Палата общин в первые два дня военного наступления Германии на Польшу сходила с ума. Правительство могло пасть в любой момент. Какие только обвинения не сыпались в те дни в адрес премьера, многие с ужасом предполагали, что он тайно готовит «новый Мюнхен». Действительно, со стороны происходящее напоминало трусливую и вероломную политику: Гитлер бомбил поляков, помощь которым была обещана, а единственное, на что 1 сентября решился Чемберлен, — попросил посла забрать свой паспорт и сделал сообщение о том, что синьор Муссолини, уже однажды оказавший помощь в урегулировании ситуации, и теперь предпринимает некие действия. В самом деле, от дуче поступило предложение по созыву конференции, но Чемберлен поставил условие — пока Германия не уберет свои войска с польской территории, ни о каких конференциях речи идти не может: «Восемнадцать месяцев назад в этой палате я молился, чтобы ответственность за то, что эта страна приняла ужасное решение выбора войны, не стала бы моей. Но боюсь, что я не смогу избежать этого. <…> Мы знаем, что ответственность за ужасную катастрофу находится на плечах одного человека, канцлера Германии, который не смутился погрузить мир в страдание из-за его бессмысленных устремлений. <…> У нас нет претензии к немцам, за исключением того, что они позволяют управлять собой нацистскому правительству. Пока это правительство существует и преследует методы, которыми оно с таким постоянством следовало в течение прошлых двух лет, в Европе не будет никакого мира. Мы будем просто переходить от одного кризиса к другому и видеть, как на одну страну за другой нападают, что теперь нам таким отвратительным образом и продемонстрировано. Мы полны решимости прекратить это»[515]
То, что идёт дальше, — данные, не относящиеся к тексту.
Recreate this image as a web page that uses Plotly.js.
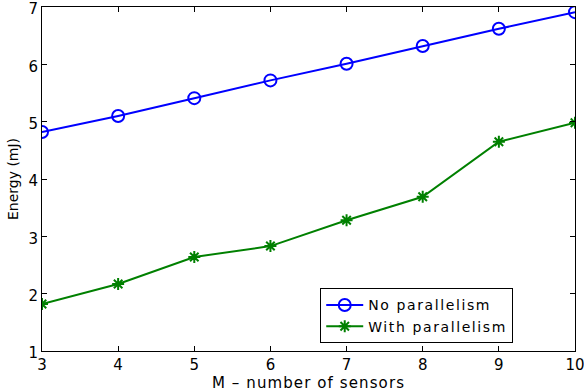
<!DOCTYPE html>
<html>
<head>
<meta charset="utf-8">
<script src="https://cdn.plot.ly/plotly-3.0.1.min.js"></script>
<style>
html,body{margin:0;padding:0;background:#fff;}
#chart{width:584px;height:392px;}
.legendtext{letter-spacing:1.6px;}
.xtitle{letter-spacing:1.1px;}
</style>
</head>
<body>
<div id="chart"></div>
<script>
const sensors = [3, 4, 5, 6, 7, 8, 9, 10];
const noParallelism = [4.82, 5.10, 5.41, 5.72, 6.01, 6.32, 6.62, 6.91];
const withParallelism = [1.82, 2.17, 2.64, 2.83, 3.28, 3.69, 4.65, 4.98];
const xTicks = [3, 4, 5, 6, 7, 8, 9, 10];
const yTicks = [1, 2, 3, 4, 5, 6, 7];

const font = 'DejaVu Sans, Liberation Sans, Arial, sans-serif';

const traces = [
  {
    x: sensors, y: noParallelism, name: 'No parallelism', type: 'scatter', mode: 'lines+markers',
    line: {color: '#0000ff', width: 2},
    marker: {symbol: 'circle-open', size: 12, color: '#0000ff', line: {width: 2, color: '#0000ff'}}
  },
  {
    x: sensors, y: withParallelism, name: 'With parallelism', type: 'scatter', mode: 'lines+markers',
    line: {color: '#008000', width: 2},
    marker: {symbol: 'asterisk-open', size: 10, color: '#008000', line: {width: 2, color: '#008000'}}
  }
];

const axisCommon = {
  showgrid: false, zeroline: false, showline: true, linecolor: '#000', linewidth: 1,
  mirror: 'ticks', ticks: 'inside', ticklen: 5, tickcolor: '#000',
  ticklabeloverflow: 'allow',
  tickfont: {family: font, size: 15, color: '#000'}
};

const layout = {
  width: 584, height: 392,
  margin: {l: 42, r: 9, t: 7, b: 41},
  paper_bgcolor: '#fff', plot_bgcolor: '#fff',
  showlegend: true,
  legend: {
    x: 0.522, y: 0.182, xanchor: 'left', yanchor: 'top',
    bordercolor: '#000', borderwidth: 1, bgcolor: '#fff',
    font: {family: font, size: 14, color: '#000'},
    tracegroupgap: 0, itemwidth: 37
  },
  xaxis: Object.assign({}, axisCommon, {
    range: [3, 10], tickvals: xTicks, ticktext: xTicks.map(String),
    title: {text: 'M \u2013 number of sensors', font: {family: font, size: 15, color: '#000'}, standoff: 0}
  }),
  yaxis: Object.assign({}, axisCommon, {
    range: [1, 7], tickvals: yTicks, ticktext: yTicks.map(String),
    ticklabelshift: 2,
    title: {text: 'Energy (mJ)', font: {family: font, size: 14, color: '#000'}, standoff: 6}
  })
};

Plotly.newPlot('chart', traces, layout, {displayModeBar: false, staticPlot: true});
</script>
</body>
</html>
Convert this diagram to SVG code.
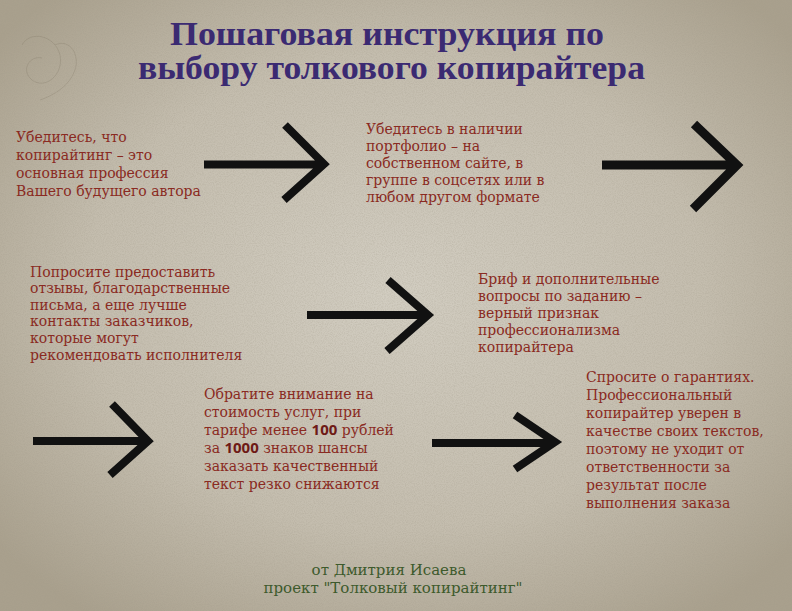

.На деле же премьер-министр затягивал с объявлением войны только потому, что Франция оказалась неподготовлена. Правительство Даладье в решающие последние дни августа, боясь настроений своей общественности, не спешило проводить какие-либо подготовительные меры. Несмотря на то, что многие члены Кабинета решительно настаивали на немедленном объявлении войны Германии, Чемберлен продолжал тянуть время, чтобы из Парижа могли эвакуировать женщин и детей. Естественно, объявить открыто об этом он не мог и выслушивал чудовищные обвинения в свой адрес, даже не имея возможности защититься. Особенно усердствовали в своих нападках лейбористы, которых поддерживали консерваторы плана Лео Эмери, кричавшего Гринвуду: «Говорите от имени Англии!» Гринвуд говорил и говорил, клеймя позором премьер-министра Чемберлена, а лорд Галифакс, быстро и весьма спокойно отчитавшись в палате лордов, вместе со своей женой Дороти отправился ужинать. Но тут его перехватил Чемберлен. Накормив министра ужином на Даунинг-стрит, 10, он рассказал, с каким организованным гневом палаты общин ему пришлось столкнуться. «Никогда я не видел его таким взволнованным»[516]
, — записывал министр иностранных дел в дневнике. Забастовка начиналась теперь уже и в правительстве, министры во главе с Лесли Хор-Белишей отказывались покидать кабинет заседаний, пока война не будет объявлена. Другой министр записывал: «Я помню, что премьер был спокоен, даже с оттенком ледяной холодности. <…> Я совершенно уверен, что он сдерживался теперь только из-за французов. Он ужасно волновался, что Париж мог бы действительно подвергнуться нападению с воздуха»[517].В ночь на 3 сентября после бесчисленных совещаний с французским правительством по телефону было решено, что Франция объявит рейху свой ультиматум после британского, и истекать он будет в 17.00.